The finance ministry has decided to opt for the offer for sale (OFS) route to sell its stakes in all eleven public sector units and private firm Hindustan Zinc in the line-up for disinvestment in FY15. Sources told FE that the OFS route has been chosen because it is a faster process than follow-on public offers (FPO).
The department of disinvestment (DoD) reckons that while the FPO route takes about 3-4 months for all regulatory clearances, the OFS route is often completed within 15 days to a month.
The FY15 budgeted target from disinvestment is R58,425 crore, out of which R43,425 crore is expected from stake sales in 11 PSUs, including ONGC, Coal India, NHPC, SAIL and Concor, while R15,000 is expected from the sale of Centre’s residual stake in Hindustan Zinc and Balco. As reported by FE earlier, these estimates are rather conservative and the government’s own internal estimates show the Budget target could be outstripped by as much as R13,000-15,000 crore in case of PSU stake sales alone.

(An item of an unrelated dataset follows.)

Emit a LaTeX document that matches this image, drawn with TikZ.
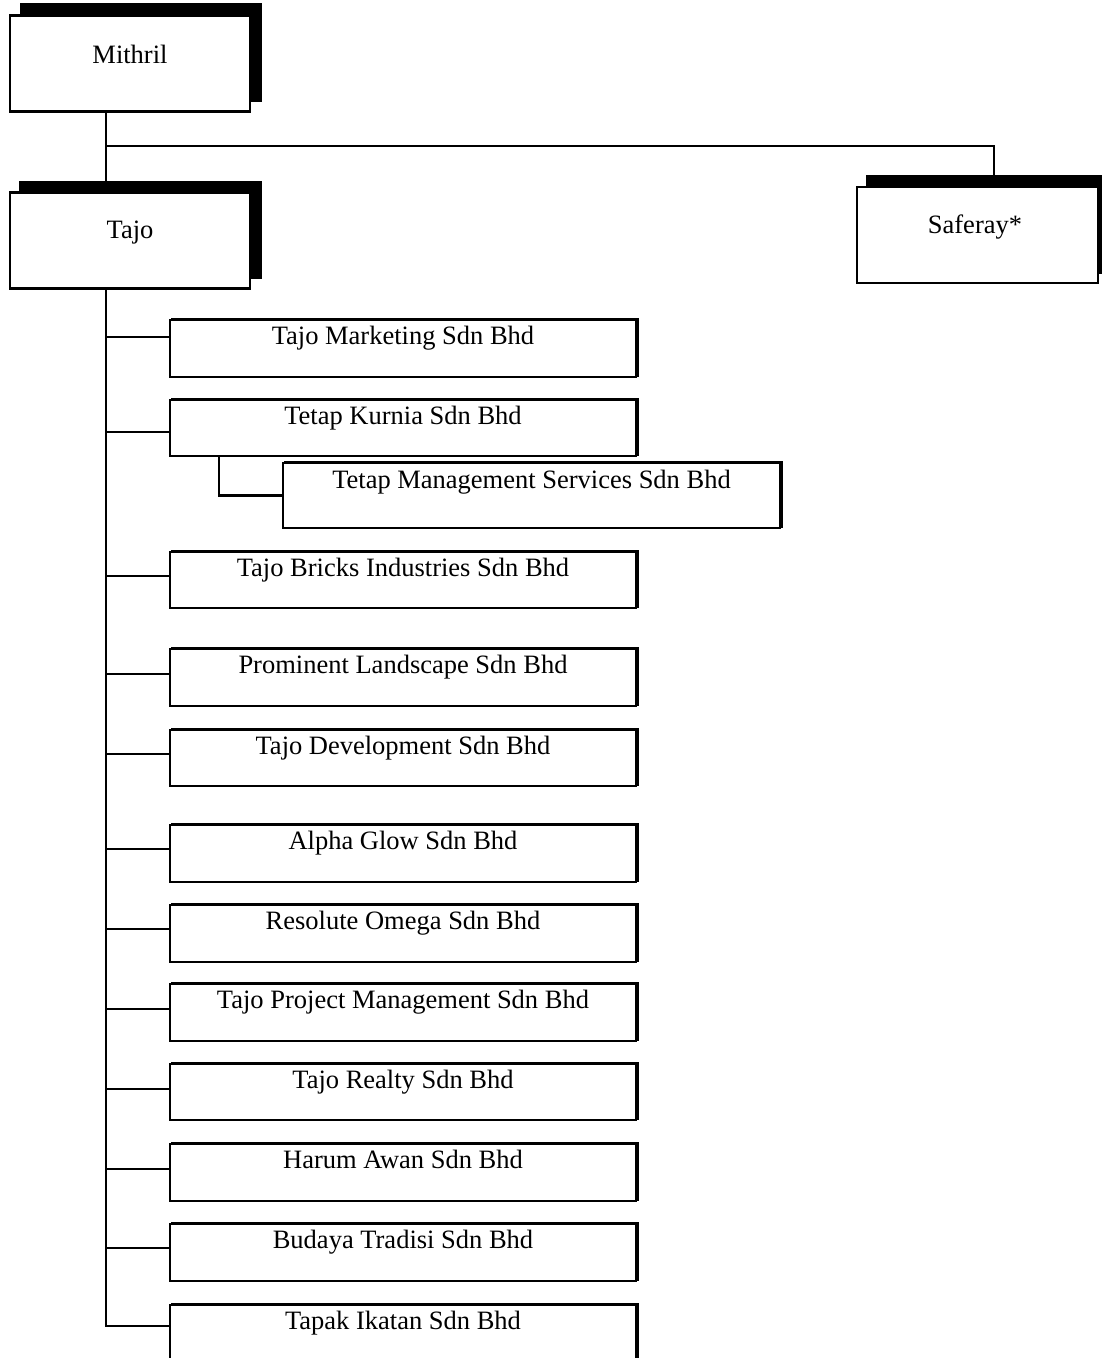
\documentclass[tikz,border=0pt]{standalone}
\usepackage{fontspec}
\setmainfont{Liberation Serif}
\usetikzlibrary{shadows}
\tikzset{
  bigbox/.style={draw, line width=2.2pt, fill=white, inner sep=0pt,
    minimum width=240pt, minimum height=96pt},
  bigshadow/.style={general shadow={fill=black, draw=black, line width=2.2pt,
    shadow xshift=#1, shadow yshift=#1}},
  subbox/.style={draw, line width=2pt, fill=white, inner sep=0pt,
    minimum width=466pt, minimum height=57pt,
    general shadow={fill=black, draw=black, line width=2pt,
    shadow xshift=1.5pt, shadow yshift=1.5pt}},
  lbl/.style={inner sep=0pt, anchor=base, font=\fontsize{26.5}{30}\selectfont},
  conn/.style={line width=2.2pt},
}
\begin{document}
\begin{tikzpicture}[x=1pt, y=-1pt]
\useasboundingbox (0,0) rectangle (1102,1358);
\fill[white] (0,0) rectangle (1102,1358);

% helper coordinates
\coordinate (tx) at (106,0);
\coordinate (sx) at (994,0);
\coordinate (kx) at (219,0);

% top-level boxes
\node[bigbox, bigshadow=11pt] (mithril) at (130,63.5) {};
\node[lbl] (tmithril) at (130,63) {Mithril};
\node[bigbox, bigshadow=10.5pt] (tajo) at (130,240.5) {};
\node[lbl] (ttajo) at (130,238) {Tajo};
\node[bigbox, minimum width=241pt, bigshadow=10.5pt] (saferay) at (977.5,235) {};
\node[lbl] (tsaferay) at (975,233) {Saferay*};

% connectors top level
\coordinate (jm) at (106,146);
\coordinate (sftop) at ([yshift=10.5pt]saferay.north -| sx);
\draw[conn] (mithril.south -| tx) -- (jm) -- (tajo.north -| tx);
\draw[conn] (jm) -| (sftop);

% subsidiaries
\node[subbox] (b1) at (403,348.5) {};
\node[lbl] (t1) at ([yshift=-25pt]b1.north) {Tajo Marketing Sdn Bhd};
\node[subbox, minimum height=56pt] (b2) at (403,428) {};
\node[lbl] (t2) at ([yshift=-25pt]b2.north) {Tetap Kurnia Sdn Bhd};
\node[subbox, minimum width=497pt, minimum height=65pt] (b3) at (531.5,495.5) {};
\node[lbl] (t3) at ([yshift=-26pt]b3.north) {Tetap Management Services Sdn Bhd};
\node[subbox, minimum height=56pt] (b4) at (403,580) {};
\node[lbl] (t4) at ([yshift=-25pt]b4.north) {Tajo Bricks Industries Sdn Bhd};
\node[subbox] (b5) at (403,677.5) {};
\node[lbl] (t5) at ([yshift=-25pt]b5.north) {Prominent Landscape Sdn Bhd};
\node[subbox, minimum height=56pt] (b6) at (403,758) {};
\node[lbl] (t6) at ([yshift=-25pt]b6.north) {Tajo Development Sdn Bhd};
\node[subbox] (b7) at (403,853.5) {};
\node[lbl] (t7) at ([yshift=-25pt]b7.north) {Alpha Glow Sdn Bhd};
\node[subbox] (b8) at (403,933.5) {};
\node[lbl] (t8) at ([yshift=-25pt]b8.north) {Resolute Omega Sdn Bhd};
\node[subbox] (b9) at (403,1012.5) {};
\node[lbl] (t9) at ([yshift=-25pt]b9.north) {Tajo Project Management Sdn Bhd};
\node[subbox, minimum height=56pt] (b10) at (403,1092) {};
\node[lbl] (t10) at ([yshift=-25pt]b10.north) {Tajo Realty Sdn Bhd};
\node[subbox] (b11) at (403,1172.5) {};
\node[lbl] (t11) at ([yshift=-25pt]b11.north) {Harum Awan Sdn Bhd};
\node[subbox] (b12) at (403,1252.5) {};
\node[lbl] (t12) at ([yshift=-25pt]b12.north) {Budaya Tradisi Sdn Bhd};
\node[subbox, minimum height=62pt] (b13) at (403,1336) {};
\node[lbl] (t13) at ([yshift=-25pt]b13.north) {Tapak Ikatan Sdn Bhd};

% trunk and branches
\coordinate (j1) at (106,337);
\coordinate (j2) at (106,432);
\coordinate (j4) at (106,576);
\coordinate (j5) at (106,674);
\coordinate (j6) at (106,754);
\coordinate (j7) at (106,849);
\coordinate (j8) at (106,929);
\coordinate (j9) at (106,1009);
\coordinate (j10) at (106,1089);
\coordinate (j11) at (106,1169);
\coordinate (j12) at (106,1248);
\coordinate (j13) at (106,1326);
\draw[conn] (tajo.south -| tx) -- (j13) -- (j13 -| b13.west);
\foreach \j/\b in {j1/b1, j2/b2, j4/b4, j5/b5, j6/b6, j7/b7, j8/b8, j9/b9, j10/b10, j11/b11, j12/b12}
  \draw[conn] (\j) -- (\j -| \b.west);
\draw[conn] (b2.south -| kx) |- (b3.west);
\end{tikzpicture}
\end{document}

The OFS route has proved to be popular with investors. As shares can be divested on the stock exchange platform during market hours. It has been a hit with companies wanting to cut their stake in order to comply with market regulator Sebi’s minimum shareholding norms. However its one drawback is that the quota for retail investors, which at 10% is less than that of the FPO route at 35%.

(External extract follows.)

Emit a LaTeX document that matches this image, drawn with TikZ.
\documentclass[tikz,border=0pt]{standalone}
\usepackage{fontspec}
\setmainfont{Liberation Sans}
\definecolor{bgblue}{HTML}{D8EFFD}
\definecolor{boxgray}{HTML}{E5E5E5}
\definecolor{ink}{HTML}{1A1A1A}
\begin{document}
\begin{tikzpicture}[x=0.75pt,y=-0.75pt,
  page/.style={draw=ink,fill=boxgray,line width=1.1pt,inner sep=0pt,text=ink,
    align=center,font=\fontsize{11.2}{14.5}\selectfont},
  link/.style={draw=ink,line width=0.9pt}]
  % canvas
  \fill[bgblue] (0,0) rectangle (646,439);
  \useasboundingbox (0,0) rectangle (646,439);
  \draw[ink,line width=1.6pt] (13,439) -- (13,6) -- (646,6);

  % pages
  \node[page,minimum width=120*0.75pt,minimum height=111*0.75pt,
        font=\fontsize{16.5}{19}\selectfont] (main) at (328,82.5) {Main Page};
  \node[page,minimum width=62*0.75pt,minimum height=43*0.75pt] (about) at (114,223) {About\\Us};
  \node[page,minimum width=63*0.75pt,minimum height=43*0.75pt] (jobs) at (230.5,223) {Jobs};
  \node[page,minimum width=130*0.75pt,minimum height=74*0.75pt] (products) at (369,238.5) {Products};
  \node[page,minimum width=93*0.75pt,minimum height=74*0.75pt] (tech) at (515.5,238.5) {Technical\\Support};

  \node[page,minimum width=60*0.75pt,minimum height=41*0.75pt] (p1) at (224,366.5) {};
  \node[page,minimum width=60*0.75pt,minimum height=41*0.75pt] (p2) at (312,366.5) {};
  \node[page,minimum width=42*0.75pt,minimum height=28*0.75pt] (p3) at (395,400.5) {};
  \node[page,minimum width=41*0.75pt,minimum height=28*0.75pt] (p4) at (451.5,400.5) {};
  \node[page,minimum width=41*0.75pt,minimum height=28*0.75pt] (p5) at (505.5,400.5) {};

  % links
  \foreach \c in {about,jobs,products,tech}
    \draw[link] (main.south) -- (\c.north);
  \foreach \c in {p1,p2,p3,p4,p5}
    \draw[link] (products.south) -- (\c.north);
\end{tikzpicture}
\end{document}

A ministry official said that the Centre was in talks with Sebi to hike the retail investor limit for the OFS route. “To make the stake sales more attractive to retail investors, we are seeking to either increase the quota or provide them shares at a discount. The Sebi is likely to take a decision by the end of this month,” the official said, adding the decision on best way to divest 49% stake in Balco, which is unlisted, will also be taken soon.